An Investigation of Landing Gear Shimmy: Tire Models, Tire Test Methodologies, Analysis and Parameter Studies

Paper #:
  • 1999-01-5527

Published:
  • 1999-10-19
DOI:
  • 10.4271/1999-01-5527
Citation:
Medzorian, J., "An Investigation of Landing Gear Shimmy: Tire Models, Tire Test Methodologies, Analysis and Parameter Studies," SAE Technical Paper 1999-01-5527, 1999, https://doi.org/10.4271/1999-01-5527.
Author(s):
Pages:
30
Abstract:
This paper presents typical tire models used by the aerospace community for studying landing gear shimmy. Closed form solutions were developed for the tire models and fit to different types of laboratory tire data. The laboratory tests include the traditional windup tests on a Tire Force Machine, dynamic non-rolling tests on the dynamometer and tire force machine, and dynamic yaw and rolling tests on the dynamometer. Both bias and radial tire designs were studied in both the new and worn condition. Based on the testing performed, significantly different tire property information is obtained. For example, torsional stiffness measured for the non-rolling condition was nearly three times larger than that measured for the rolling tire. Also, very large differences in the torsional damping coefficient between tire types were only evident through dynamic yaw and rolling testing. A discrete landing gear shimmy model was developed to study the effects of tire type and other landing gear parameters. It was determined that the radial tire is less prone to self excite in shimmy due to the larger torsional damping coefficient.
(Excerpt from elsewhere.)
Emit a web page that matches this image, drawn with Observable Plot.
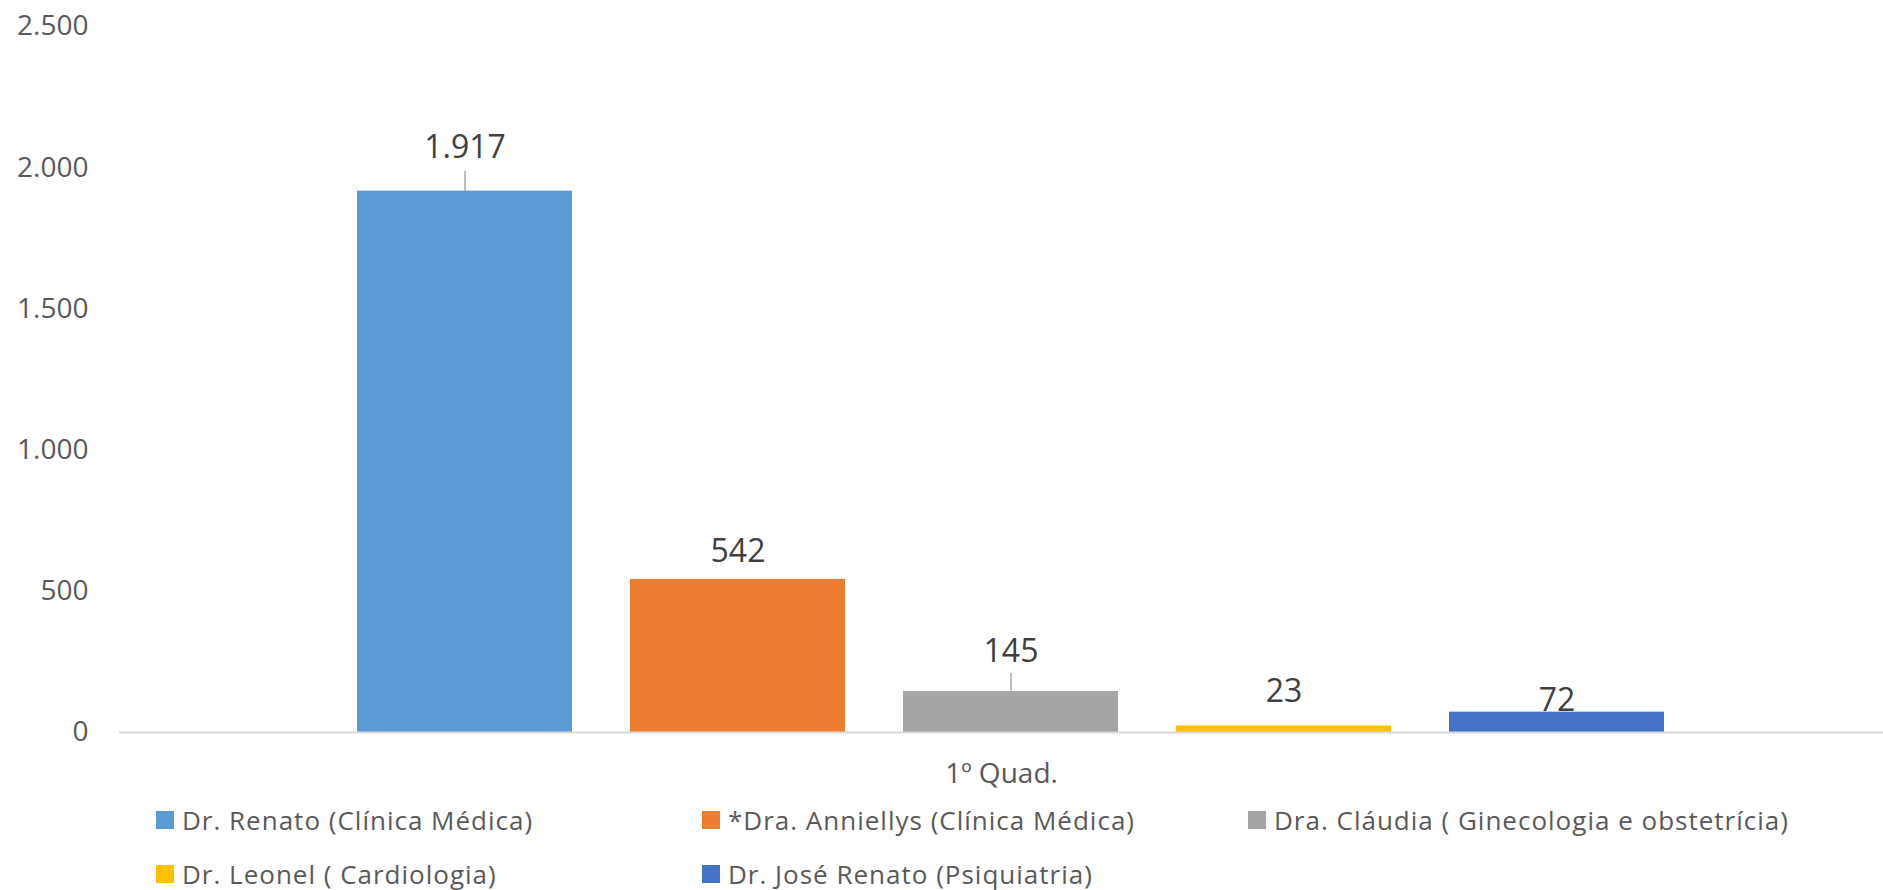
<!DOCTYPE html>
<html>
<head>
<meta charset="utf-8">
<script src="https://cdn.jsdelivr.net/npm/d3@7"></script>
<script src="https://cdn.jsdelivr.net/npm/@observablehq/plot@0.6"></script>
<style>
  html, body { margin: 0; padding: 0; background: #fff; }
  #wrap { position: relative; width: 1883px; height: 890px; font-family: "Open Sans", sans-serif; }
  #legend { position: absolute; left: 156px; top: 793px; display: grid;
            grid-template-columns: 546px 546px 546px; grid-auto-rows: 54px; }
  .item { display: flex; align-items: center; font-size: 26px; letter-spacing: 1px; color: #595959; white-space: nowrap; }
  .sw { width: 18px; height: 18px; margin-right: 8px; flex: none; }
</style>
</head>
<body>
<div id="wrap"><div id="chart"></div><div id="legend"></div></div>
<script>
// ---- data ----
const category = "1º Quad.";
const doctors = [
  "Dr. Renato (Clínica Médica)",
  "*Dra. Anniellys (Clínica Médica)",
  "Dra. Cláudia ( Ginecologia e obstetrícia)",
  "Dr. Leonel ( Cardiologia)",
  "Dr. José Renato (Psiquiatria)"
];
const values = [1917, 542, 145, 23, 72];
const colors = ["#5B9BD5", "#ED7D31", "#A5A5A5", "#FFC000", "#4472C4"];
const yTicks = [0, 500, 1000, 1500, 2000, 2500];
// label placement (pixels above bar top) and leader-line lengths
const labelDy = [-43, -28, -40, -34, -11];
const leaderLen = [20, 0, 18, 0, 0];

const locale = d3.formatLocale({decimal: ",", thousands: ".", grouping: [3], currency: ["", ""]});
const fmt = locale.format(",d");

const rows = doctors.map((d, i) => ({doctor: d, value: values[i], period: category, i}));

const labelMarks = rows.map(r => Plot.text([r], {
  fx: "period", x: "doctor", y: "value", text: d => fmt(d.value),
  dy: labelDy[r.i], lineAnchor: "middle", fontSize: 32, fill: "#404040"
}));
const leaderMarks = rows.filter(r => leaderLen[r.i] > 0).map(r => Plot.ruleX([r], {
  fx: "period", x: "doctor", y1: "value", y2: "value",
  insetTop: -leaderLen[r.i], stroke: "#A6A6A6", strokeWidth: 1.5
}));

const chart = Plot.plot({
  width: 1883,
  height: 793,
  marginTop: 26,
  marginBottom: 61,
  marginLeft: 119,
  marginRight: 0,
  style: {fontFamily: "Open Sans, sans-serif", background: "#fff"},
  fx: {domain: [category], padding: 0, axis: null},
  x: {domain: doctors, paddingInner: 0.213, paddingOuter: 0.834, align: 0.52, axis: null},
  y: {domain: [0, 2500], axis: null},
  color: {domain: doctors, range: colors},
  marks: [
    Plot.axisY({ticks: yTicks, tickSize: 0, tickPadding: 31, tickFormat: fmt,
      fontSize: 28, color: "#595959", label: null}),
    Plot.axisFx({anchor: "bottom", tickSize: 0, tickPadding: 31, fontSize: 28,
      color: "#595959", label: null}),
    Plot.barY(rows, {fx: "period", x: "doctor", y: "value", fill: "doctor"}),
    Plot.ruleY([0], {stroke: "#D9D9D9", strokeWidth: 2}),
    ...leaderMarks,
    ...labelMarks
  ]
});
document.getElementById("chart").appendChild(chart);

// ---- legend ----
const legend = d3.select("#legend");
doctors.forEach((d, i) => {
  const it = legend.append("div").attr("class", "item");
  it.append("span").attr("class", "sw").style("background", colors[i]);
  it.append("span").text(d);
});
</script>
</body>
</html>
In the worn condition, both the radial and bias tires become more prone to self shimmy excitation. However, at higher speeds, effect of tire configuration becomes less significant. Effect of mass damping and friction was also studied and analytical stability simulations were performed. Full scale laboratory shimmy testing was performed on the dynamometer to study the effects of tire type, mass damping and friction. In all cases, the analysis agreed well with experimental observations. Testing revealed that the worn bias tire was the least stable since it was most prone to self excite in shimmy at relatively low speeds. Effects of adding mass and friction were shown to add significant stability to the gear.